>> Start Provided material

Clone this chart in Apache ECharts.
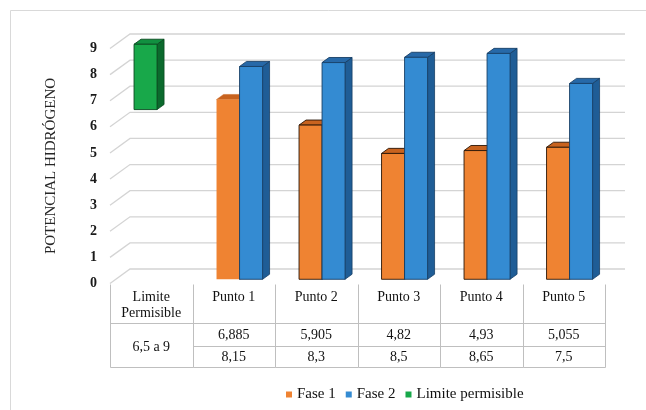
<!DOCTYPE html>
<html>
<head>
<meta charset="utf-8">
<script src="https://cdn.jsdelivr.net/npm/echarts@6/dist/echarts.min.js"></script>
<style>
  html, body { margin: 0; padding: 0; background: #ffffff; }
  #chart { width: 646px; height: 410px; }
</style>
</head>
<body>
<div id="chart"></div>
<script>
// pH por punto de muestreo
const categories = ['Limite\nPermisible', 'Punto 1', 'Punto 2', 'Punto 3', 'Punto 4', 'Punto 5'];
const fase1 = [null, 6.885, 5.905, 4.82, 4.93, 5.055];
const fase2 = [null, 8.15, 8.3, 8.5, 8.65, 7.5];
const limiteMin = 6.5;
const limiteMax = 9;
const yTicks = [0, 1, 2, 3, 4, 5, 6, 7, 8, 9];
const seriesNames = ['Fase 1', 'Fase 2', 'Limite permisible'];
const axisTitle = 'POTENCIAL HIDRÓGENO';

// oblique projection of the 3D box
const DEPTH = [20, -14.5];   // from the front edge of the floor to the back wall
const BAR_PLANE = 0.29;      // depth of the column front faces (fraction of DEPTH)
const BAR_DEPTH = 0.35;      // thickness of a column (fraction of DEPTH)
const BAR_FRAC = 0.279;      // column width relative to the category band
const FONT = 'Liberation Serif';

const fmt = v => String(v).replace('.', ',');

const palette = {
  fase1: { front: '#EF8332', top: '#C8631F', side: '#B4561A', stroke: '#2a1608' },
  fase2: { front: '#348BD2', top: '#2769A8', side: '#1F5D96', stroke: '#173f66' },
  limite: { front: '#18A84A', top: '#119040', side: '#0B6A2D', stroke: '#0a4a20' }
};

// a column as front, top and side faces; slot -1 = left of band centre, 0 = right
function column(slot, col, lowIndex, outlineTest) {
  return function (params, api) {
    const v = api.value(1);
    if (v == null || isNaN(v)) return;
    const i = api.value(0);
    const lo = lowIndex != null ? api.value(lowIndex) : 0;
    const top = api.coord([i, v]);
    const bot = api.coord([i, lo]);
    const w = api.size([1, 0])[0] * BAR_FRAC;
    const ox = DEPTH[0] * BAR_PLANE, oy = DEPTH[1] * BAR_PLANE;
    const dx = DEPTH[0] * BAR_DEPTH, dy = DEPTH[1] * BAR_DEPTH;
    const x0 = top[0] + ox + slot * w;
    const x1 = x0 + w;
    const yt = top[1] + oy, yb = bot[1] + oy;
    const outline = outlineTest ? outlineTest(params.dataIndex) : true;
    const stroke = outline ? col.stroke : null;
    const lw = outline ? 0.9 : 0;
    return {
      type: 'group',
      children: [
        {
          type: 'polygon',
          shape: { points: [[x1, yt], [x1 + dx, yt + dy], [x1 + dx, yb + dy], [x1, yb]] },
          style: { fill: col.side, stroke: col.stroke, lineWidth: 0.8 }
        },
        {
          type: 'polygon',
          shape: { points: [[x0, yt], [x1, yt], [x1 + dx, yt + dy], [x0 + dx, yt + dy]] },
          style: { fill: col.top, stroke: stroke || col.top, lineWidth: outline ? 0.9 : 0.5 }
        },
        {
          type: 'rect',
          shape: { x: x0, y: yt, width: w, height: yb - yt },
          style: { fill: col.front, stroke: stroke, lineWidth: lw }
        }
      ]
    };
  };
}

// back wall gridlines with their slanted side-wall segments
function walls(params, api) {
  const v = api.value(1);
  const half = api.size([1, 0])[0] / 2;
  const pL = api.coord([0, v]);
  const pR = api.coord([categories.length - 1, v]);
  const xl = pL[0] - half, xr = pR[0] + half, y = pL[1];
  return {
    type: 'polyline',
    shape: { points: [[xl, y], [xl + DEPTH[0], y + DEPTH[1]], [xr + DEPTH[0], y + DEPTH[1]]] },
    style: { stroke: '#d4d4d4', lineWidth: 1.3, fill: null }
  };
}

// data table under the floor
const ROWS = [0.5, 39.5, 62.5, 83.5];
function tableColumn(params, api) {
  const i = api.value(0);
  const c = api.coord([i, 0]);
  const half = api.size([1, 0])[0] / 2;
  const xl = Math.round(c[0] - half) + 0.5, xr = Math.round(c[0] + half) + 0.5;
  const y = r => Math.round(c[1] + ROWS[r]) + 0.5;
  const line = (x1, y1, x2, y2) => ({
    type: 'line', shape: { x1, y1, x2, y2 },
    style: { stroke: '#bfbfbf', lineWidth: 1 }
  });
  const text = (t, x, yy) => ({
    type: 'text',
    style: {
      text: t, x, y: yy, align: 'center', verticalAlign: 'middle',
      fontFamily: FONT, fontSize: 14, fill: '#111'
    }
  });
  const kids = [
    line(xl, y(0), xl, y(3)),
    line(xl, y(1), xr, y(1)),
    line(xl, y(3), xr, y(3))
  ];
  if (i === categories.length - 1) kids.push(line(xr, y(0), xr, y(3)));
  if (i === 0) {
    kids.push(text(fmt(limiteMin) + ' a ' + fmt(limiteMax), c[0], (y(1) + y(3)) / 2 + 2));
  } else {
    kids.push(line(xl, y(2), xr, y(2)));
    kids.push(text(fmt(fase1[i]), c[0], (y(1) + y(2)) / 2 + 0.5));
    kids.push(text(fmt(fase2[i]), c[0], (y(2) + y(3)) / 2 + 0.5));
  }
  return { type: 'group', children: kids };
}

const chart = echarts.init(document.getElementById('chart'), null, { renderer: 'canvas' });

chart.setOption({
  backgroundColor: '#ffffff',
  animation: false,
  textStyle: { fontFamily: FONT },
  graphic: [{
    type: 'rect', silent: true, z: -10,
    shape: { x: 10.5, y: 10.5, width: 700, height: 500 },
    style: { fill: null, stroke: '#d9d9d9', lineWidth: 1 }
  }],
  grid: { left: 110, right: 41, top: 48.5, bottom: 126.5 },
  legend: {
    data: seriesNames,
    left: 281,
    top: 382,
    icon: 'rect',
    itemWidth: 6,
    itemHeight: 6,
    itemGap: 10,
    textStyle: { fontFamily: FONT, fontSize: 15, color: '#111' }
  },
  xAxis: {
    type: 'category',
    data: categories,
    axisLine: { show: false },
    axisTick: { show: false },
    splitLine: { show: false },
    axisLabel: {
      interval: 0, margin: 6, fontFamily: FONT, fontSize: 14, lineHeight: 16, color: '#111'
    }
  },
  yAxis: {
    type: 'value',
    min: 0, max: 9, interval: 1,
    name: axisTitle,
    nameLocation: 'middle',
    nameRotate: 90,
    nameGap: 51,
    nameTextStyle: { fontFamily: FONT, fontSize: 15, color: '#262626' },
    axisLine: { show: false },
    axisTick: { show: false },
    splitLine: { show: false },
    axisLabel: { margin: 13, fontFamily: FONT, fontSize: 14, fontWeight: 'bold', color: '#1a1a1a' }
  },
  series: [
    {
      type: 'custom', name: 'walls', silent: true, clip: false, z: 1,
      data: yTicks.map(v => [0, v]),
      renderItem: walls
    },
    {
      type: 'custom', name: 'tabla', silent: true, clip: false, z: 1,
      data: categories.map((c, i) => [i, 0]),
      renderItem: tableColumn
    },
    {
      type: 'custom', name: seriesNames[0], clip: false, z: 3,
      itemStyle: { color: palette.fase1.front },
      data: fase1.map((v, i) => [i, v]),
      renderItem: column(-1, palette.fase1, null, idx => idx !== 1)
    },
    {
      type: 'custom', name: seriesNames[1], clip: false, z: 3,
      itemStyle: { color: palette.fase2.front },
      data: fase2.map((v, i) => [i, v]),
      renderItem: column(0, palette.fase2, null)
    },
    {
      type: 'custom', name: seriesNames[2], clip: false, z: 3,
      itemStyle: { color: palette.limite.front },
      data: [[0, limiteMax, limiteMin]],
      encode: { x: 0, y: 1 },
      renderItem: column(-1, palette.limite, 2)
    }
  ]
});
</script>
</body>
</html>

>> End Provided material

#### What is required
Repeat the lines of the listing above verbatim, beginning at its first line and ending at the line containing "const axisTitle = 'POTENCIAL HIDRÓGENO';", which is included. Omit pictures.

#### Solution to the problem
Clone this chart in Apache ECharts.
<!DOCTYPE html>
<html>
<head>
<meta charset="utf-8">
<script src="https://cdn.jsdelivr.net/npm/echarts@6/dist/echarts.min.js"></script>
<style>
  html, body { margin: 0; padding: 0; background: #ffffff; }
  #chart { width: 646px; height: 410px; }
</style>
</head>
<body>
<div id="chart"></div>
<script>
// pH por punto de muestreo
const categories = ['Limite\nPermisible', 'Punto 1', 'Punto 2', 'Punto 3', 'Punto 4', 'Punto 5'];
const fase1 = [null, 6.885, 5.905, 4.82, 4.93, 5.055];
const fase2 = [null, 8.15, 8.3, 8.5, 8.65, 7.5];
const limiteMin = 6.5;
const limiteMax = 9;
const yTicks = [0, 1, 2, 3, 4, 5, 6, 7, 8, 9];
const seriesNames = ['Fase 1', 'Fase 2', 'Limite permisible'];
const axisTitle = 'POTENCIAL HIDRÓGENO';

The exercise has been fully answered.